Ação penal: renúncia a mandato de parlamentar e competência do STF - 5
Com relação ao crime de formação de quadrilha, destacou-se que o tipo exigiria que, pelo menos, 4 pessoas se associassem, em caráter estável e permanente, com a finalidade de cometer crimes. Assinalou-se que no esquema criminoso teria ficado comprovado o envolvimento do Presidente da Assembléia Legislativa do Estado de Rondônia, irmão do réu, de empresário do setor de comunicações naquele ente federativo, de servidores daquela Casa Legislativa e de sócios e patrono da empresa de publicidade. O caráter estável e permanente da associação também estaria demonstrado, já que efetuados, pelo menos, 22 pagamentos indevidos em um período de quase 1 ano. Ademais, avaliou-se que a continuidade delitiva seria bastante para a caracterização da elementar “finalidade de cometer crimes”. Quanto ao parlamentar, destacou-se que o delito de formação de quadrilha teria prova autônoma e independente, de forma a inexistir impedimento à sua condenação por tal crime, independentemente da apuração, nestes autos, da responsabilidade dos demais envolvidos. Informou-se, ademais, que os outros co-réus estariam sendo processados pelo mesmo crime na instância própria, com prolação de sentença penal condenatória. Afirmou-se que, na hipótese de absolvição desses co-réus em instância diversa e de condenação do parlamentar na presente ação penal, existiriam soluções processuais para evitar essa aporia, a exemplo da revisão criminal. Vencido o Min. Cezar Peluso, Presidente, que absolvia o réu da imputação do art. 288 do CP. Ao enfatizar a plurissubjetividade do tipo penal em apreço e o desmembramento do processo, considerava que, para haver condenação pelo Supremo, seria necessário que os demais co-réus tivessem sido definitivamente condenados pelo juízo competente, sob pena do reconhecimento de formação de quadrilha a um único membro.
AP 396/RO, rel. Min. Cármen Lúcia, 28.10.2010.  (AP-396)
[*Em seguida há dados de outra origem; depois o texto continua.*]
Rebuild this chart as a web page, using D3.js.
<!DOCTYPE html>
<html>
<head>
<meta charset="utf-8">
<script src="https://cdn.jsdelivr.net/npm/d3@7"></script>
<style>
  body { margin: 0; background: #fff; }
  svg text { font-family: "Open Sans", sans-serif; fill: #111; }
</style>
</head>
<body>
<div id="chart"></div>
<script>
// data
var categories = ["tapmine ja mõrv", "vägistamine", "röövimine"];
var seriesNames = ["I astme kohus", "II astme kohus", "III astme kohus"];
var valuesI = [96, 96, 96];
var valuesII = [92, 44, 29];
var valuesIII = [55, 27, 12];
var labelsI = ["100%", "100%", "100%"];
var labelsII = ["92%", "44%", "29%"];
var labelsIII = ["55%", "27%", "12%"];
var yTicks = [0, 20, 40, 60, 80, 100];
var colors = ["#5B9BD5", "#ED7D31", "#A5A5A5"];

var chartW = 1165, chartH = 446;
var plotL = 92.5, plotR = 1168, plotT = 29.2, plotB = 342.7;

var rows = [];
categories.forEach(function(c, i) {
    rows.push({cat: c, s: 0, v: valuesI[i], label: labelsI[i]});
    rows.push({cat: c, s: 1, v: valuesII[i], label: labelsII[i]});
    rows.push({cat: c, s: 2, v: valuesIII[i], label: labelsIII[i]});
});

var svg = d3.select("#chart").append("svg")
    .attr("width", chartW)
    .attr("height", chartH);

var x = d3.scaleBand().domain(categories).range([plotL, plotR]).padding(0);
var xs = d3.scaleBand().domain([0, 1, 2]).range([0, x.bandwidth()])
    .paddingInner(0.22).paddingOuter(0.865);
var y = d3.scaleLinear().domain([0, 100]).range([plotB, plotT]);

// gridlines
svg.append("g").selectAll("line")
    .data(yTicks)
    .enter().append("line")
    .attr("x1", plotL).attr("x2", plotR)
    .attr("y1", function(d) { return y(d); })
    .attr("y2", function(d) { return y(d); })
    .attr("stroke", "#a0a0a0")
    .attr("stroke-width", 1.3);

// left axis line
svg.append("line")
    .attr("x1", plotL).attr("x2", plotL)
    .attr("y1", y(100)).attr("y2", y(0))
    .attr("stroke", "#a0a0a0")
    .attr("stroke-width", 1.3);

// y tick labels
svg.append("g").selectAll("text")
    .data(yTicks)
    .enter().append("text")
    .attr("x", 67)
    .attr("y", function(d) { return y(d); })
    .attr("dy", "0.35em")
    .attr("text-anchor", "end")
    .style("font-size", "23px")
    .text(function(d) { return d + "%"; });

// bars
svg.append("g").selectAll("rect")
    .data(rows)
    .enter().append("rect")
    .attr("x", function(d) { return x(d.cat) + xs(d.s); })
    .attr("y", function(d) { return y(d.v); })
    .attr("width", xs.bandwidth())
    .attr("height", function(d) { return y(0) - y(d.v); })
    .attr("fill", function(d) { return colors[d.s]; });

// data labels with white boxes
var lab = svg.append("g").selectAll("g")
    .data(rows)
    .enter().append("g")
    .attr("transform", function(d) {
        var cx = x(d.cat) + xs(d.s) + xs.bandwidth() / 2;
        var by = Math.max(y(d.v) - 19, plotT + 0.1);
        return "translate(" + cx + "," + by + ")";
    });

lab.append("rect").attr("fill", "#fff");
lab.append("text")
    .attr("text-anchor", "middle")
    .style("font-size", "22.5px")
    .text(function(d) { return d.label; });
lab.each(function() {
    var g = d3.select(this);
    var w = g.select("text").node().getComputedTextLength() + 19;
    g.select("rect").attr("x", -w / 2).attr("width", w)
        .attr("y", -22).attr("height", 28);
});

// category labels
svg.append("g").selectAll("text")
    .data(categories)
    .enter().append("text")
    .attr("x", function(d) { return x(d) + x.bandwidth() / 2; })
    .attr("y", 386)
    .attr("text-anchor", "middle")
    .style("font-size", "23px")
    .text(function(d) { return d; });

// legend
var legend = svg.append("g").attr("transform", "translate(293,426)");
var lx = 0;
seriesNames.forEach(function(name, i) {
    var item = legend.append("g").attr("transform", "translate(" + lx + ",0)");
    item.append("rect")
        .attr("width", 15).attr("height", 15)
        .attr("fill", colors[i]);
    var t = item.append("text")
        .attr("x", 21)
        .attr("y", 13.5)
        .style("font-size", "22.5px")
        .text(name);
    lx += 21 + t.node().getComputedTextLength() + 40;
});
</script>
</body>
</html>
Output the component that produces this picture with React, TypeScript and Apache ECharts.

Ação penal: renúncia a mandato de parlamentar e competência do STF - 6
No tocante à dosimetria da pena, prevaleceu o voto do Min. Dias Toffoli, revisor, relativamente ao delito de peculato, que estabeleceu a pena-base em 5 anos de reclusão e 30 dias-multa (culpabilidade, conduta social, personalidade, circunstâncias, motivos e conseqüências do delito desfavoráveis ao sentenciado) e, ante a ausência de circunstâncias atenuantes e agravantes, aplicou, à pena provisória, a majoração em 1/3, ante a causa especial de aumento prevista no § 2º do art. 327 do CP, a totalizar 6 anos e 8 meses de reclusão e 40 dias-multa. Nos termos preceituados no art. 71 do CP, aumentou a pena em 2/3, tornando-a definitiva em 11 anos, 1 mês e 10 dias de reclusão e 66 dias-multa. No que concerne à formação de quadrilha, fixou-se a pena em 2 anos e 3 meses de reclusão. Em conseqüência, determinou-se o regime fechado para o cumprimento inicial da pena. Na reparação do dano, seguiu-se a proposta da relatora no sentido da restituição, pelo sentenciado, aos cofres públicos do Estado de Rondônia do valor correspondente a R$ 1.647.500,00, atualizados na execução pelos índices de correção monetária, e da suspensão dos seus direitos políticos enquanto durarem os efeitos da condenação, além de outras cominações constantes de seu voto. Assentou-se o não cabimento da substituição da pena privativa de liberdade por restritiva de direitos e a possibilidade de o réu recorrer em liberdade, até que a pena se torne definitiva. Vencidos, quanto à dosimetria em relação ao peculato, os Ministros Cármen Lúcia, Joaquim Barbosa e Ellen Gracie, que aplicavam a pena de 13 anos e 9 meses de reclusão e 230 dias-multa, e Cezar Peluso, Presidente, que a fixava em 11 anos, 1 mês e 10 dias de reclusão e 66 dias-multa.